In una sola persona

Malgrado ogni cosa di me urli «no!», la somma delle mie parti sospira «sì»!

Nel nostro percorso di esseri umani, siamo accomunati gli uni gli altri non solo dalle imprescindibili tappe della nascita e della morte, che inaugurano la nostra esistenza per celebrarne poi la fine; c’è qualcos’altro che contribuisce a renderci simili, per quanto diversi, ed è l’amore.

Nessuno può vivere la propria vita senza sperimentare mai una qualche forma di amore. Che si tratti di amore di sé o di amore per qualcosa che sta al di fuori di noi stessi, ognuno di noi fa almeno una volta nella vita i conti con quel sentimento che, parafrasando Irving, ci scuote dall’interno con la forza del sospiro di ogni nostra molecola.

In In una sola persona si parla prima di tutto d’amore. Nella sua accezione più vasta. Al di là di ogni categorizzazione e al di là di ogni idealizzazione, romantica e non. Perché in tutte le sue forme l’amore è prima di tutto pulsione; è in ogni caso una lama che ti trafigge la carne e che lascia il segno, nel bene e nel male.

Quello di cui narra Irving è un amore che ci riporta indietro nel tempo fino al Vermont degli anni Cinquanta per poi ricondurci ai giorni nostri, scandendo le tappe di un percorso di auto-consapevolezza lungo quanto tutta l’esistenza del protagonista; un amore oggetto e soggetto di cambiamento, che strada facendo diventa (e deve diventare) prima di tutto accettazione e amore per noi stessi. Esseri umani fragili e imperfetti.

Mio caro ragazzo, ti prego di non etichettarmi, di non incasellarmi in una categoria prima di conoscermi!

Quella di William Abbott è la storia di un ragazzino bisessuale e del suo diventare adulto, a fianco di uomini e di donne che assieme a lui “divengono”, accettando di trasformarsi in ciò che realmente sono oppure – al contrario – rimanendo aggrappati all’immagine granitica di loro che gli altri proiettano sui muri grigi della convenzione. Un’immagine deformata che William rifiuta, con infinita passione tanto quanto con sofferenza, intraprendendo un cammino che lo condurrà a riconoscere in sé, accettandoli, gli aspetti di quella che è definita “anormalità” e che nient’altro è, invece, se non “umanità”. Non perversione, non deviazione, non depravazione: solo umanità; solo amore.

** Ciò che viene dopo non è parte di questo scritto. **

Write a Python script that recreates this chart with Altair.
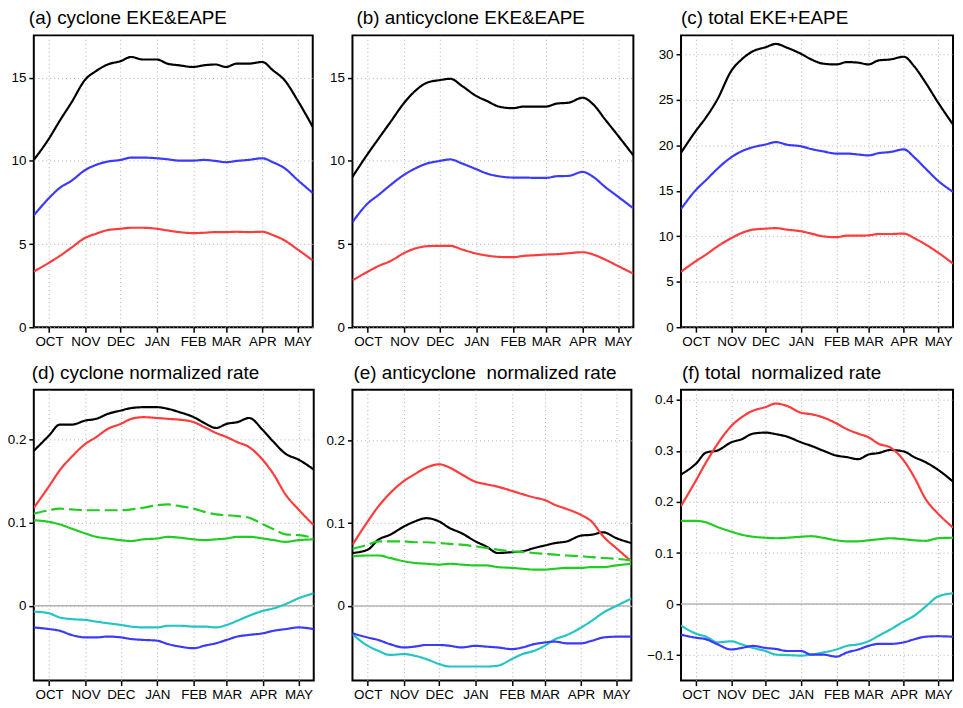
import altair as alt
import pandas as pd

# ---------------- data ----------------
dates = ["2000-09-18", "2000-10-01", "2000-10-10", "2000-10-20", "2000-11-01", "2000-11-10",
         "2000-11-20", "2000-12-01", "2000-12-10", "2000-12-20", "2001-01-01", "2001-01-10",
         "2001-01-20", "2001-02-01", "2001-02-10", "2001-02-20", "2001-03-01", "2001-03-10",
         "2001-03-20", "2001-04-01", "2001-04-10", "2001-04-20", "2001-05-01", "2001-05-14"]

# (a) cyclone EKE&EAPE
a_black = [10.06, 11.35, 12.4, 13.5, 14.9, 15.4, 15.8, 16.0, 16.25, 16.1, 16.1, 15.85, 15.75, 15.65,
           15.75, 15.8, 15.65, 15.85, 15.85, 15.95, 15.45, 14.85, 13.65, 12.05]
a_blue = [6.73, 7.77, 8.37, 8.8, 9.46, 9.76, 9.96, 10.06, 10.2, 10.2, 10.16, 10.1, 10.02, 10.02,
          10.06, 10.0, 9.92, 10.0, 10.06, 10.16, 9.92, 9.56, 8.86, 8.07]
a_red = [3.35, 3.88, 4.28, 4.78, 5.38, 5.62, 5.84, 5.92, 5.98, 5.98, 5.92, 5.82, 5.72, 5.66,
         5.68, 5.72, 5.72, 5.74, 5.72, 5.74, 5.54, 5.22, 4.68, 4.02]

# (b) anticyclone EKE&EAPE
b_black = [9.04, 10.43, 11.33, 12.32, 13.51, 14.2, 14.7, 14.86, 14.94, 14.5, 13.9, 13.6, 13.27, 13.17,
           13.27, 13.27, 13.27, 13.45, 13.5, 13.8, 13.4, 12.5, 11.52, 10.33]
b_blue = [6.32, 7.45, 7.95, 8.54, 9.18, 9.54, 9.84, 10.0, 10.09, 9.84, 9.5, 9.24, 9.08, 9.0,
          9.0, 8.98, 8.98, 9.08, 9.1, 9.34, 9.04, 8.44, 7.85, 7.15]
b_red = [2.82, 3.34, 3.68, 3.97, 4.47, 4.73, 4.87, 4.89, 4.89, 4.67, 4.43, 4.31, 4.23, 4.21,
         4.29, 4.33, 4.37, 4.39, 4.45, 4.51, 4.37, 4.07, 3.68, 3.22]

# (c) total EKE+EAPE
c_black = [19.2, 21.6, 23.1, 25.1, 28.2, 29.45, 30.36, 30.8, 31.16, 30.73, 30.07, 29.45, 29.0, 28.9,
           29.16, 29.1, 28.9, 29.35, 29.45, 29.75, 28.7, 26.9, 24.7, 22.3]
c_blue = [13.0, 15.1, 16.2, 17.45, 18.7, 19.35, 19.8, 20.1, 20.36, 20.07, 19.9, 19.6, 19.35, 19.1,
          19.1, 19.0, 18.9, 19.15, 19.27, 19.56, 18.7, 17.45, 16.1, 14.9]
c_red = [6.1, 7.27, 8.0, 8.9, 9.8, 10.36, 10.73, 10.84, 10.9, 10.73, 10.55, 10.3, 10.0, 9.9,
         10.07, 10.07, 10.1, 10.25, 10.25, 10.3, 9.8, 9.1, 8.2, 7.0]

# (d) cyclone normalized rate
d_black = [0.1865, 0.205, 0.218, 0.218, 0.223, 0.225, 0.231, 0.235, 0.238, 0.239, 0.239, 0.237,
           0.233, 0.227, 0.22, 0.214, 0.219, 0.221, 0.226, 0.211, 0.197, 0.183, 0.176, 0.164]
d_red = [0.118, 0.144, 0.163, 0.179, 0.195, 0.203, 0.213, 0.219, 0.225, 0.227, 0.226, 0.225,
         0.224, 0.221, 0.215, 0.208, 0.203, 0.197, 0.191, 0.175, 0.158, 0.134, 0.116, 0.097]
d_green_dash = [0.111, 0.115, 0.117, 0.116, 0.115, 0.115, 0.115, 0.115, 0.116, 0.118, 0.121, 0.122,
                0.12, 0.117, 0.113, 0.11, 0.109, 0.108, 0.106, 0.098, 0.092, 0.086, 0.085, 0.082]
d_green = [0.103, 0.101, 0.098, 0.093, 0.087, 0.083, 0.081, 0.079, 0.078, 0.08, 0.081, 0.083,
           0.082, 0.08, 0.079, 0.08, 0.081, 0.083, 0.083, 0.081, 0.079, 0.077, 0.079, 0.08]
d_cyan = [-0.007, -0.009, -0.014, -0.016, -0.017, -0.019, -0.021, -0.023, -0.025, -0.026, -0.026, -0.024,
          -0.024, -0.025, -0.025, -0.026, -0.023, -0.018, -0.012, -0.006, -0.003, 0.002, 0.009, 0.015]
d_blue = [-0.026, -0.028, -0.03, -0.035, -0.038, -0.038, -0.037, -0.038, -0.04, -0.041, -0.042, -0.046,
          -0.049, -0.051, -0.048, -0.045, -0.041, -0.037, -0.035, -0.033, -0.03, -0.028, -0.026, -0.028]

# (e) anticyclone normalized rate
e_red = [0.074, 0.102, 0.12, 0.136, 0.151, 0.159, 0.167, 0.171, 0.167, 0.159, 0.15, 0.147,
         0.144, 0.139, 0.135, 0.131, 0.128, 0.122, 0.117, 0.11, 0.102, 0.084, 0.07, 0.054]
e_black = [0.064, 0.068, 0.08, 0.086, 0.096, 0.102, 0.106, 0.102, 0.094, 0.088, 0.078, 0.072,
           0.064, 0.065, 0.066, 0.07, 0.073, 0.076, 0.078, 0.085, 0.086, 0.089, 0.082, 0.076]
e_green_dash = [0.069, 0.074, 0.078, 0.078, 0.078, 0.077, 0.077, 0.076, 0.075, 0.074, 0.072, 0.07,
                0.068, 0.066, 0.065, 0.064, 0.063, 0.062, 0.061, 0.06, 0.059, 0.058, 0.057, 0.055]
e_green = [0.06, 0.061, 0.061, 0.058, 0.054, 0.052, 0.051, 0.05, 0.051, 0.05, 0.049, 0.049,
           0.047, 0.046, 0.045, 0.044, 0.044, 0.045, 0.046, 0.046, 0.047, 0.047, 0.049, 0.051]
e_blue = [-0.033, -0.038, -0.041, -0.046, -0.05, -0.049, -0.047, -0.047, -0.048, -0.05, -0.048, -0.049,
          -0.05, -0.052, -0.05, -0.046, -0.044, -0.043, -0.045, -0.045, -0.042, -0.038, -0.037, -0.037]
e_cyan = [-0.034, -0.048, -0.054, -0.059, -0.058, -0.06, -0.064, -0.07, -0.073, -0.073, -0.073, -0.073,
          -0.072, -0.064, -0.058, -0.054, -0.048, -0.04, -0.035, -0.026, -0.018, -0.008, 0.0, 0.009]

# (f) total normalized rate
f_red = [0.192, 0.242, 0.278, 0.314, 0.349, 0.366, 0.379, 0.386, 0.393, 0.388, 0.375, 0.372,
         0.366, 0.354, 0.343, 0.334, 0.327, 0.314, 0.307, 0.281, 0.249, 0.206, 0.177, 0.15]
f_black = [0.254, 0.275, 0.297, 0.301, 0.317, 0.323, 0.334, 0.336, 0.333, 0.328, 0.317, 0.31,
           0.301, 0.291, 0.288, 0.284, 0.293, 0.296, 0.302, 0.299, 0.288, 0.278, 0.263, 0.24]
f_green = [0.163, 0.163, 0.16, 0.151, 0.142, 0.136, 0.132, 0.13, 0.129, 0.13, 0.132, 0.133,
           0.13, 0.125, 0.123, 0.123, 0.125, 0.127, 0.129, 0.127, 0.125, 0.124, 0.129, 0.13]
f_cyan = [-0.042, -0.058, -0.064, -0.075, -0.073, -0.079, -0.086, -0.092, -0.099, -0.1, -0.101, -0.099,
          -0.095, -0.089, -0.082, -0.079, -0.073, -0.062, -0.05, -0.034, -0.023, -0.005, 0.015, 0.021]
f_blue = [-0.06, -0.066, -0.069, -0.079, -0.089, -0.086, -0.082, -0.086, -0.088, -0.092, -0.092, -0.099,
          -0.099, -0.103, -0.095, -0.089, -0.082, -0.078, -0.078, -0.075, -0.069, -0.064, -0.063, -0.064]

titles = ["(a) cyclone EKE&EAPE", "(b) anticyclone EKE&EAPE", "(c) total EKE+EAPE",
          "(d) cyclone normalized rate", "(e) anticyclone\u00a0 normalized rate",
          "(f) total\u00a0 normalized rate"]

series_names = ["black", "blue", "red", "green", "green_dash", "cyan"]
series_colors = ["#000000", "#3a3aff", "#ff3c3c", "#22cc22", "#22cc22", "#22c4c4"]

FONT = "Liberation Sans"


def make_df(series):
    rows = []
    for name, vals in series.items():
        for d, v in zip(dates, vals):
            rows.append({"date": d, "value": v, "series": name,
                         "style": "dash" if name.endswith("_dash") else "solid"})
    return pd.DataFrame(rows)


x_domain = [alt.DateTime(year=2000, month=9, date=18, utc=True),
            alt.DateTime(year=2001, month=5, date=14, utc=True)]
x_ticks = ([alt.DateTime(year=2000, month=m, date=1, utc=True) for m in (10, 11, 12)] +
           [alt.DateTime(year=2001, month=m, date=1, utc=True) for m in (1, 2, 3, 4, 5)])

axis_style = dict(
    domain=False,
    grid=True, gridColor="#b0b0b0", gridDash=[1, 3], gridWidth=1,
    ticks=True, tickColor="black", tickSize=5, tickWidth=1.5,
    labelFont=FONT, labelFontSize=13.5, labelColor="black",
)


def panel(series, title, ydom, yvals, width, height, dx, zero_line):
    df = make_df(series)
    x = alt.X("date:T", scale=alt.Scale(type="utc", domain=x_domain), title=None,
              axis=alt.Axis(values=x_ticks, labelExpr="upper(utcFormat(datum.value, '%b'))",
                            labelPadding=2, **axis_style))
    y = alt.Y("value:Q", scale=alt.Scale(domain=ydom, nice=False, zero=False), title=None,
              axis=alt.Axis(values=yvals, labelPadding=3,
                            labelExpr="datum.value == 0 ? '0' : format(datum.value, '~g')",
                            **axis_style))
    lines = alt.Chart(df).mark_line(strokeWidth=2.2, interpolate="monotone", clip=True).encode(
        x=x, y=y,
        color=alt.Color("series:N", scale=alt.Scale(domain=series_names, range=series_colors),
                        legend=None),
        strokeDash=alt.StrokeDash("style:N",
                                  scale=alt.Scale(domain=["solid", "dash"], range=[[1, 0], [13, 5]]),
                                  legend=None),
        detail="series:N",
    )
    layers = []
    if zero_line:
        zdf = pd.DataFrame({"value": [0.0]})
        layers.append(alt.Chart(zdf).mark_rule(color="#b4b4b4", strokeWidth=1.5).encode(y="value:Q"))
    layers.append(lines)
    return alt.layer(*layers).properties(
        width=width, height=height,
        title=alt.TitleParams(title, anchor="start", frame="group", dx=dx, fontSize=19, font=FONT,
                              fontWeight="normal", color="black", offset=7),
    )


pa = panel({"black": a_black, "blue": a_blue, "red": a_red}, titles[0],
           [0, 17.55], [0, 5, 10, 15], 281, 294, -5, False)
pb = panel({"black": b_black, "blue": b_blue, "red": b_red}, titles[1],
           [0, 17.55], [0, 5, 10, 15], 283, 294, 4, False)
pc = panel({"black": c_black, "blue": c_blue, "red": c_red}, titles[2],
           [0, 32.1], [0, 5, 10, 15, 20, 25, 30], 274, 294, 0, False)
pd_ = panel({"black": d_black, "red": d_red, "green_dash": d_green_dash, "green": d_green,
             "cyan": d_cyan, "blue": d_blue}, titles[3],
            [-0.09, 0.26], [0, 0.1, 0.2], 282, 293, -2, True)
pe = panel({"black": e_black, "red": e_red, "green_dash": e_green_dash, "green": e_green,
            "cyan": e_cyan, "blue": e_blue}, titles[4],
           [-0.09, 0.261], [0, 0.1, 0.2], 281, 293, 1, True)
pf = panel({"black": f_black, "red": f_red, "green": f_green, "cyan": f_cyan, "blue": f_blue},
           titles[5], [-0.15, 0.42], [-0.1, 0, 0.1, 0.2, 0.3, 0.4], 274, 293, 1, True)

col1 = alt.vconcat(pa, pd_, spacing=63, bounds="flush")
col2 = alt.vconcat(pb, pe, spacing=63, bounds="flush")
col3 = alt.vconcat(pc, pf, spacing=63, bounds="flush")

chart = alt.hconcat(alt.hconcat(col1, col2, spacing=9), col3, spacing=11).properties(
    padding={"left": -2, "top": -2, "right": 0, "bottom": 0},
    background="white",
).configure_view(
    stroke="black", strokeWidth=2
).configure_title(
    font=FONT
)

chart.save("out.html", embed_options={"renderer": "svg", "actions": False})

Come ha scritto Edmund White, il meraviglioso romanzo di Irving non può che renderci «orgogliosi di essere umani», scoprendoci nudi e fragili mentre cerchiamo di combattere contro i mostri potenti del pregiudizio e della differenza, anche e soprattutto quando a generarli è la nostra stessa anima, terrorizzata nel sentirsi diversa.

Ma diversa da cosa? E da chi? Siamo fatti della stessa carne, e ci muovono le stesse passioni. Soffriamo allo stesso modo, e l’amore ci trafigge la carne nella stessa maniera. Uno, cento, mille modi di essere umani, in una sola persona.

Perché qui c’è molto a che fare con l’odio, ma più ancora con l’amore.